ICAO, created in 1944, sets what it describes as strategic objectives for the airline sector, focusing on safety, security and environmental issues.
It was thrust into the global spotlight after the European Union proposed controversial new rules for airline carbon emissions, forcing ICAO to accelerate its hunt for “market-based measures” that could be an alternative to the EU proposals.
The EU rules mean that all airlines that use the bloc’s airports must pay into a carbon offset program, stirring threats of an international trade war with the potential to disrupt global air traffic.
More than two dozen countries, including the United States and China, are opposed, and have suggested retaliatory measures that could include barring national airlines from participating in the EU’s scheme, cutting off talks with European airlines on new routes and imposing levies on EU airlines.
Benjamin said ICAO’s governing council is considering four unspecified market based measures, and two others have been eliminated. The council will be asked this month to endorse those four options and identify next steps, with a final proposal due by year end.

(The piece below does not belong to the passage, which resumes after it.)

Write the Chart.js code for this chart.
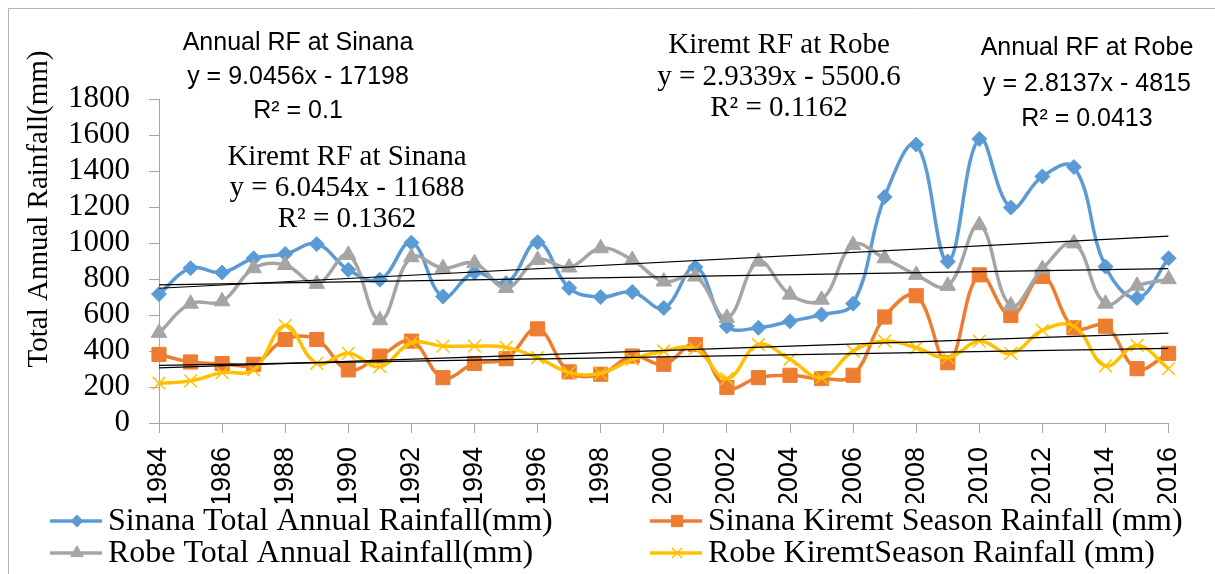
<!DOCTYPE html>
<html>
<head>
<meta charset="utf-8">
<title>Rainfall trends at Sinana and Robe</title>
<script src="https://cdn.jsdelivr.net/npm/chart.js@4.4.0/dist/chart.umd.min.js"></script>
<style>
  html, body { margin: 0; padding: 0; background: #fff; }
</style>
</head>
<body>
<canvas id="rainfall" width="1215" height="574"></canvas>
<script>
const years = [1984, 1985, 1986, 1987, 1988, 1989, 1990, 1991, 1992, 1993, 1994,
  1995, 1996, 1997, 1998, 1999, 2000, 2001, 2002, 2003, 2004, 2005, 2006, 2007,
  2008, 2009, 2010, 2011, 2012, 2013, 2014, 2015, 2016];

const sinanaAnnual = [716, 860, 836, 915, 939, 994, 851, 796, 1002, 703, 836, 777, 1004,
  750, 700, 728, 639, 866, 538, 529, 565, 602, 663, 1256, 1547, 897, 1578, 1197, 1370,
  1422, 869, 694, 915];
const sinanaKiremt = [381, 339, 330, 326, 464, 464, 295, 372, 455, 252, 331, 357, 523,
  284, 271, 372, 326, 436, 197, 252, 265, 247, 265, 589, 707, 335, 823, 597, 814, 529,
  538, 302, 387];
const robeAnnual = [501, 663, 676, 860, 878, 773, 934, 571, 921, 860, 888, 750, 906, 864,
  971, 906, 786, 814, 584, 897, 713, 685, 989, 915, 823, 762, 1099, 652, 855, 998, 663,
  762, 799];
const robeKiremt = [221, 234, 280, 295, 541, 331, 387, 313, 446, 427, 427, 420, 363, 280,
  276, 354, 400, 413, 247, 436, 354, 252, 400, 455, 418, 363, 455, 387, 515, 538, 317,
  431, 302];

// linear trend fits: [slope, intercept, R²]
const fitSinanaAnnual = [9.0456, -17198, 0.1];
const fitSinanaKiremt = [6.0454, -11688, 0.1362];
const fitRobeAnnual = [2.8137, -4815, 0.0413];
const fitRobeKiremt = [2.9339, -5500.6, 0.1162];

const yTicks = [0, 200, 400, 600, 800, 1000, 1200, 1400, 1600, 1800];

const serif = '"Liberation Serif", "Times New Roman", serif';
const sans = '"Liberation Sans", Arial, sans-serif';

function pts(vals) {
  return years.map((y, i) => ({ x: y, y: vals[i] }));
}
function trend(fit) {
  const a = years[0], b = years[years.length - 1];
  return [{ x: a, y: fit[0] * a + fit[1] }, { x: b, y: fit[0] * b + fit[1] }];
}
function series(label, vals, color, style, radius, order) {
  return {
    label: label,
    data: pts(vals),
    borderColor: color,
    backgroundColor: color,
    borderWidth: 3.5,
    tension: 0.4,
    pointStyle: style,
    pointRadius: radius,
    pointBorderWidth: style === 'crossRot' ? 1.5 : 1,
    pointBackgroundColor: color,
    pointBorderColor: color,
    clip: false,
    order: order
  };
}
function trendLine(fit) {
  return {
    label: 'trend',
    data: trend(fit),
    borderColor: '#000',
    borderWidth: 1.2,
    pointRadius: 0,
    tension: 0,
    order: 0
  };
}

const datasets = [
  series('Sinana Total Annual Rainfall(mm)', sinanaAnnual, '#5b9bd5', 'rectRot', 7.5, 5),
  series('Sinana Kiremt Season Rainfall (mm)', sinanaKiremt, '#ed7d31', 'rect', 10, 4),
  series('Robe Total Annual Rainfall(mm)', robeAnnual, '#a5a5a5', 'triangle', 9, 3),
  series('Robe KiremtSeason Rainfall (mm)', robeKiremt, '#ffc000', 'crossRot', 9, 2),
  trendLine(fitSinanaAnnual),
  trendLine(fitSinanaKiremt),
  trendLine(fitRobeAnnual),
  trendLine(fitRobeKiremt)
];

function fmtFit(fit) {
  const sign = fit[1] < 0 ? ' - ' : ' + ';
  return ['y = ' + fit[0] + 'x' + sign + Math.abs(fit[1]), 'R\u00b2 = ' + fit[2]];
}

// trendline equation boxes
const notes = [
  { title: 'Annual RF at Sinana', fit: fitSinanaAnnual, x: 298, y: [43, 77, 111], font: '25px ' + sans },
  { title: 'Kiremt RF at Sinana', fit: fitSinanaKiremt, x: 347, y: [157, 188, 219], font: '29px ' + serif },
  { title: 'Kiremt RF at Robe', fit: fitRobeKiremt, x: 779, y: [45, 77, 108], font: '29px ' + serif },
  { title: 'Annual RF at Robe', fit: fitRobeAnnual, x: 1087, y: [48, 84, 119], font: '25px ' + sans }
];

// two-column legend underneath the axis
const legendSlots = [
  { x: 50, y: 521 }, { x: 650, y: 521 }, { x: 50, y: 553 }, { x: 650, y: 553 }
];

const decor = {
  id: 'decor',
  beforeDraw(chart) {
    const ctx = chart.ctx;
    ctx.save();
    ctx.strokeStyle = '#b4b4b4';
    ctx.lineWidth = 1;
    ctx.beginPath();
    ctx.moveTo(8.5, 574);
    ctx.lineTo(8.5, 8.5);
    ctx.lineTo(1215, 8.5);
    ctx.stroke();
    ctx.restore();
  },
  afterDraw(chart) {
    const ctx = chart.ctx;
    ctx.save();
    ctx.fillStyle = '#000';

    // y axis title
    ctx.save();
    ctx.translate(47, 209);
    ctx.rotate(-Math.PI / 2);
    ctx.font = '29px ' + serif;
    ctx.textAlign = 'center';
    ctx.textBaseline = 'alphabetic';
    ctx.fillText('Total Annual Rainfall(mm)', 0, 0);
    ctx.restore();

    ctx.textAlign = 'center';
    ctx.textBaseline = 'middle';
    notes.forEach(n => {
      const lines = [n.title].concat(fmtFit(n.fit));
      ctx.font = n.font;
      lines.forEach((t, i) => ctx.fillText(t, n.x, n.y[i]));
    });

    ctx.textAlign = 'left';
    ctx.font = '32px ' + serif;
    chart.data.datasets.slice(0, 4).forEach((ds, i) => {
      const s = legendSlots[i];
      ctx.strokeStyle = ds.borderColor;
      ctx.lineWidth = 3.5;
      ctx.beginPath();
      ctx.moveTo(s.x, s.y);
      ctx.lineTo(s.x + 52, s.y);
      ctx.stroke();
      ctx.fillStyle = ds.borderColor;
      ctx.lineWidth = ds.pointBorderWidth;
      Chart.helpers.drawPoint(ctx, {
        pointStyle: ds.pointStyle,
        radius: ds.pointRadius * 0.8,
        rotation: 0,
        borderWidth: ds.pointBorderWidth
      }, s.x + 27, s.y);
      ctx.fillStyle = '#000';
      ctx.fillText(ds.label, s.x + 58, s.y + 1);
    });
    ctx.restore();
  }
};

new Chart(document.getElementById('rainfall'), {
  type: 'line',
  data: { datasets: datasets },
  options: {
    responsive: false,
    animation: false,
    layout: { padding: { left: 68, right: 41, top: 99, bottom: 71 } },
    plugins: {
      legend: { display: false },
      tooltip: { enabled: false }
    },
    scales: {
      x: {
        type: 'linear',
        min: years[0],
        max: years[years.length - 1],
        afterBuildTicks(scale) {
          scale.ticks = years.filter((y, i) => i % 2 === 0).map(v => ({ value: v }));
        },
        afterFit(scale) { scale.height = 80; },
        ticks: {
          autoSkip: false,
          minRotation: 90,
          maxRotation: 90,
          padding: 14,
          color: '#000',
          font: { family: sans, size: 27 },
          callback: v => String(v)
        },
        grid: { drawOnChartArea: false, tickLength: 10, color: '#a6a6a6' },
        border: { color: '#a6a6a6' }
      },
      y: {
        min: 0,
        max: 1800,
        afterBuildTicks(scale) {
          scale.ticks = yTicks.map(v => ({ value: v }));
        },
        afterFit(scale) { scale.width = 91; },
        ticks: {
          autoSkip: false,
          padding: 19,
          color: '#000',
          font: { family: serif, size: 31 },
          callback: v => String(v)
        },
        grid: { drawOnChartArea: false, tickLength: 10, color: '#a6a6a6' },
        border: { color: '#a6a6a6' }
      }
    }
  },
  plugins: [decor]
});
</script>
</body>
</html>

If all goes according to plan, the ICAO’s next general assembly would approve the new guidelines when it meets in the fall of 2013.
An ICAO spokesman said in December that the basic options under consideration are some form of emissions trading, fuel-based carbon levies, levies on departing passengers and cargo, and carbon offsetting.
Benjamin said ICAO is working towards a more liberal environment for air transport, and is planning a global conference that will address the issue in March 2013.
“We are totally in favor of liberalization. We are in favor of market access,” he said. “All of these issues about competition will be on the table. It will not be only governments meeting here to discuss them, but all of the industry and regional organizations.”
Pressure is growing in the United States and elsewhere to relax restrictions on who can own airlines, a change that would push the sector toward global airlines rather than to carriers tied to particular countries.